その中で一貫して話の軸にあるのは「自分で選ぶこと」と、「正しい選択はあるのか」ということ。

 

自分で選ぶ、ということ
主人公の愛子は、離婚した両親のどちらと暮らすかということ、アイドルになるということ、大学には進学しないことなど、あらゆる選択をしていきます。そして年齢を重ねるごとに、立場が変わるたびにその選択が「正しい」のか悩むようになる。選んだ道は間違っていなかったのか。ファンが、事務所が、メンバーが受け入れてくれる選択なのか。

けれど本当は万人ウケする「正しい選択」なんてものは存在しなくて、選んだ道を「正しくする」しかないということに気づきます。
メンバーの碧ちゃんの言葉を借りると、『正しい選択なんてこの世にない。たぶん、正しかった選択、しか、ないんだよ。何かを選んで選んで選び続けて、それを一個ずつ、正しかった選択にしていくしかないんだよ』。

私は田舎モノなので、東京にいるととんでもない数の情報が街にあふれているなと感じます。いたるところに、所狭しと上から下までびっしり情報が詰め込まれている。さらにその隙間を縫って新しい情報が入れ替わっていく。

正直、ちょっとしんどい。

ぜんぶ受容して生きるには、人間のスペックは足りないと思う。
そんな街で生活していると、自分で何かを選びとることってほとんどしていないのでは?と思ってしまいます。膨大な情報を得て、その中から現実味のあるものをメディアに勧められるままに選んでいる。「選ぶ」という名前のついた行為ではあるけれど、それは「選んでいる」のではなくて「消去法」になっていることがある。

そんな風に選んだものが正しいかどうかなんて、判断できるわけがない。一体だれの尺度で計ればいいのかいいのか考える前に、次の選択がやってくる。


でも、そういう時代なんだろうなと思います。
鮮度が命、切り口の鋭さが命の情報に食らいついていく必要に迫られる東京に暮らすのか、田舎に移住するのかを選ぶというのは、この時代に注目される選択のひとつかも、なんてことも感じます。

個人的な見解ですが、自分で選ぶという行為は、自分が欲しいものは何なのか、なぜそれが欲しいのかという根っこの部分を理解し、自ら情報収集をするというプロセスを含んだ上での「選ぶ」という行為だと思っています。
そうじゃないと、自分の選択に自信がもてない。思ったような結果にならないと、他人のせいにしてしまう(このへんは性格の問題がありそうだけど)。

 

どんな自分も、「自分」だということ
現役アイドルという立場でありながら、幼馴染で好きな人である大地と初めて身体を重ねる場面で愛子は「どんな自分も自分である」ということに気づきます。ステージに立っている自分も、好きな人と触れ合っている自分も、すべて「自分」であることに変わりない。誰に教えられるでもない、ほんとうの自分だと気づき、アイドルの自分とその未来を少しずつ違う角度でとらえ始めます。

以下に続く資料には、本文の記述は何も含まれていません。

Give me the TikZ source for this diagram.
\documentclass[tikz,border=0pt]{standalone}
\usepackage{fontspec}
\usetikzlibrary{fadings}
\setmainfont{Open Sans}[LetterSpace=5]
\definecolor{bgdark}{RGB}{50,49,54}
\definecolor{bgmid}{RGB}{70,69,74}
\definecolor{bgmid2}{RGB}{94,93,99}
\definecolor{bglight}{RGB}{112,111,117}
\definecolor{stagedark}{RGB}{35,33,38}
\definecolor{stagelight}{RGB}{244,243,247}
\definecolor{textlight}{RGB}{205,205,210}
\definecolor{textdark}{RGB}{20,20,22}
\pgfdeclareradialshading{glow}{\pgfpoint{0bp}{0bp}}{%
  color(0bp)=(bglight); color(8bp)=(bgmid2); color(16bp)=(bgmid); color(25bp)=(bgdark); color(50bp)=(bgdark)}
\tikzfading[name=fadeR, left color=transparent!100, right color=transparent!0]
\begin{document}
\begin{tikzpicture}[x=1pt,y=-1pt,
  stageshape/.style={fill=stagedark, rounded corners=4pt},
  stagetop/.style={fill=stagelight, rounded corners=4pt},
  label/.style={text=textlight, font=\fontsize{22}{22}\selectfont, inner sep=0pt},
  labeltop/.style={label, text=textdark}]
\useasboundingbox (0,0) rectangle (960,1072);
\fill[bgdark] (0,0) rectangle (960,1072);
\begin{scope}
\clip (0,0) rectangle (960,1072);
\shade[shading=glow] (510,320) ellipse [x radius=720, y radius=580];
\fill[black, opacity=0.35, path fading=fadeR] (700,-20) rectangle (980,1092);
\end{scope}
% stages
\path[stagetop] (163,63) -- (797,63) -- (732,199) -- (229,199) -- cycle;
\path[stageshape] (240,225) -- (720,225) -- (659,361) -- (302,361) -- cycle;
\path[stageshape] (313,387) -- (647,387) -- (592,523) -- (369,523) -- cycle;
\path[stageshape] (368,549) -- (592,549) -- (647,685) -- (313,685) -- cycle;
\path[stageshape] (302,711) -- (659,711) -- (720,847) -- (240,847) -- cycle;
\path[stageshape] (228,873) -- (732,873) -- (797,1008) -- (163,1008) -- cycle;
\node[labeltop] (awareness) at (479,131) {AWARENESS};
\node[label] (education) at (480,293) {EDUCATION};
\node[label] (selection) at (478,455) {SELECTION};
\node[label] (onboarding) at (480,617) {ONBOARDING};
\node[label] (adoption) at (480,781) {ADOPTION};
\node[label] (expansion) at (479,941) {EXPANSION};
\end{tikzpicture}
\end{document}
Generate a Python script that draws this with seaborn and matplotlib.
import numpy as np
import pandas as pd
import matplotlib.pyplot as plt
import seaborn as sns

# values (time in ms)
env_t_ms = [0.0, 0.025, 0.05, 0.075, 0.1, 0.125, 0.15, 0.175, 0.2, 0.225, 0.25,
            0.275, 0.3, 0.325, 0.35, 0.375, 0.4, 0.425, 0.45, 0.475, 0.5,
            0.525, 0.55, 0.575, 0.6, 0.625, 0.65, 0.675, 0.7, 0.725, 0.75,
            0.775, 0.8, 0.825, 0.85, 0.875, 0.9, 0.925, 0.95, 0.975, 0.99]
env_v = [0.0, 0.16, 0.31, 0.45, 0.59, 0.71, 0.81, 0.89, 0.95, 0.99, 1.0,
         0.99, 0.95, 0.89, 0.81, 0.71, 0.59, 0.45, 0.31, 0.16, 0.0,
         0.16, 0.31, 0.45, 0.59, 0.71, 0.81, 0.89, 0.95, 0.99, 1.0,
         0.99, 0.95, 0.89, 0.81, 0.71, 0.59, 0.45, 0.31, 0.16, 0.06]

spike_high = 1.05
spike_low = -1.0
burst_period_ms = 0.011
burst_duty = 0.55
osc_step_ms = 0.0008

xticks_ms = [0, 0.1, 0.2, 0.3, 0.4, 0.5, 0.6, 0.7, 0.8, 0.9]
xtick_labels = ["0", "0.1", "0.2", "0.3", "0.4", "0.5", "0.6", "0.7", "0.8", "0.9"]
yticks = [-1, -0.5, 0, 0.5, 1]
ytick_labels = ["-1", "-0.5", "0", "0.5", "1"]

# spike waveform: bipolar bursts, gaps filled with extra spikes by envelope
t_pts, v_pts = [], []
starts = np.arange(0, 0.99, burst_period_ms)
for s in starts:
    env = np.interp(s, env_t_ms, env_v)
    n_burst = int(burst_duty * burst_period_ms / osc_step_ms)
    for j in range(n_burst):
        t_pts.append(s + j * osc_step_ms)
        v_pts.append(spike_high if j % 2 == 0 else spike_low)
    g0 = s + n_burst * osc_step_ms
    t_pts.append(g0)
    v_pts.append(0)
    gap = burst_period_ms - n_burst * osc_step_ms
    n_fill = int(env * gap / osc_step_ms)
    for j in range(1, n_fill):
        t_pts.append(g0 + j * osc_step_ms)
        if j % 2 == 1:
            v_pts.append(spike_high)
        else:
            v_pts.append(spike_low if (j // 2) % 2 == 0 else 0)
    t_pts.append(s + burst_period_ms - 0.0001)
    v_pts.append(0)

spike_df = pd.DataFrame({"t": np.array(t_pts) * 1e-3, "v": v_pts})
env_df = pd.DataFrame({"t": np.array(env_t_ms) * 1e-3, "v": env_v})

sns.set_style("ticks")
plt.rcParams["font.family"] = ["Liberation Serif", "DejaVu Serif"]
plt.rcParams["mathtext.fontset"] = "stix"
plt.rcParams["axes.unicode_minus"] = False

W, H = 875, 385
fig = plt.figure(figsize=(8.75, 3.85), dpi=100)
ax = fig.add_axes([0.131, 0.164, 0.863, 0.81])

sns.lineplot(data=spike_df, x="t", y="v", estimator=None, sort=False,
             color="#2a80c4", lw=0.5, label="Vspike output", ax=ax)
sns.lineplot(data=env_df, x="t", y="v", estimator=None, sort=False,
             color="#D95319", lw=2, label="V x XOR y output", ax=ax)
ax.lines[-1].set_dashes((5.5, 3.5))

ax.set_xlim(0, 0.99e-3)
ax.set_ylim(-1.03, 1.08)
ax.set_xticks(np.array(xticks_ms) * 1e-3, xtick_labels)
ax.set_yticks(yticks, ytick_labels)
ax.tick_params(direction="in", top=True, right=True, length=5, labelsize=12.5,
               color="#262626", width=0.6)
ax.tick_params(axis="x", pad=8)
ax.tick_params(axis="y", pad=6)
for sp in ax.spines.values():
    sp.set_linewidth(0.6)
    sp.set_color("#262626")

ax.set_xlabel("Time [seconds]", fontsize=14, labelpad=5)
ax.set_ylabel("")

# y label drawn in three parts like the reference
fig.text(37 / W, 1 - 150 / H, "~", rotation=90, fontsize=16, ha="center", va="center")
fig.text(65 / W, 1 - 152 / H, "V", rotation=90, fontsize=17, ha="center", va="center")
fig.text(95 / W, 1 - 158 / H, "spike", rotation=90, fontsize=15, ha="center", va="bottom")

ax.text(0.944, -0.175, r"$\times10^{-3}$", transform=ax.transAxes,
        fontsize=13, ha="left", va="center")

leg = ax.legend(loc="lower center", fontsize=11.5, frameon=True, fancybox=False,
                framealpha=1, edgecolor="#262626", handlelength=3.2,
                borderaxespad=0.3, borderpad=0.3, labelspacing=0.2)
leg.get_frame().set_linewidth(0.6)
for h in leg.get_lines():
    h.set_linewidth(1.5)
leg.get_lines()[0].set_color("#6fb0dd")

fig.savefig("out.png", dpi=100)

二重人格、なんて言葉をよく聞くこともあったような。だけどそんなの全人類が該当すると思うし、なんなら三重も四重も平気であると思う。悪い意味ではなくて、それが生きるということで、すべて「自分」だと気づいたことが私にもあります。それに気づいたときから、体が軽くなった実感もある。

他人に理解を強要することでもないのであまり話題にあげたことはないけれど、まじめな人ほどそういう考え方にたくさん出会うべきだと思います。生きるのがラクになるから。

 

読書感想文、といいながら起承転結もなく書きたいことだけを書いてしまった。
多感な若者が主人公だからこそ描ける設定と気づきを、大人にも分けてもらったような感覚になれました。
いまの時代だからこそ「選ぶ」に向き合うというのも、良いのかもしれません。

私のアイドル応援時代は、ドームかホールでした。

私のアイドル応援時代の現場は、ドームかホールでした。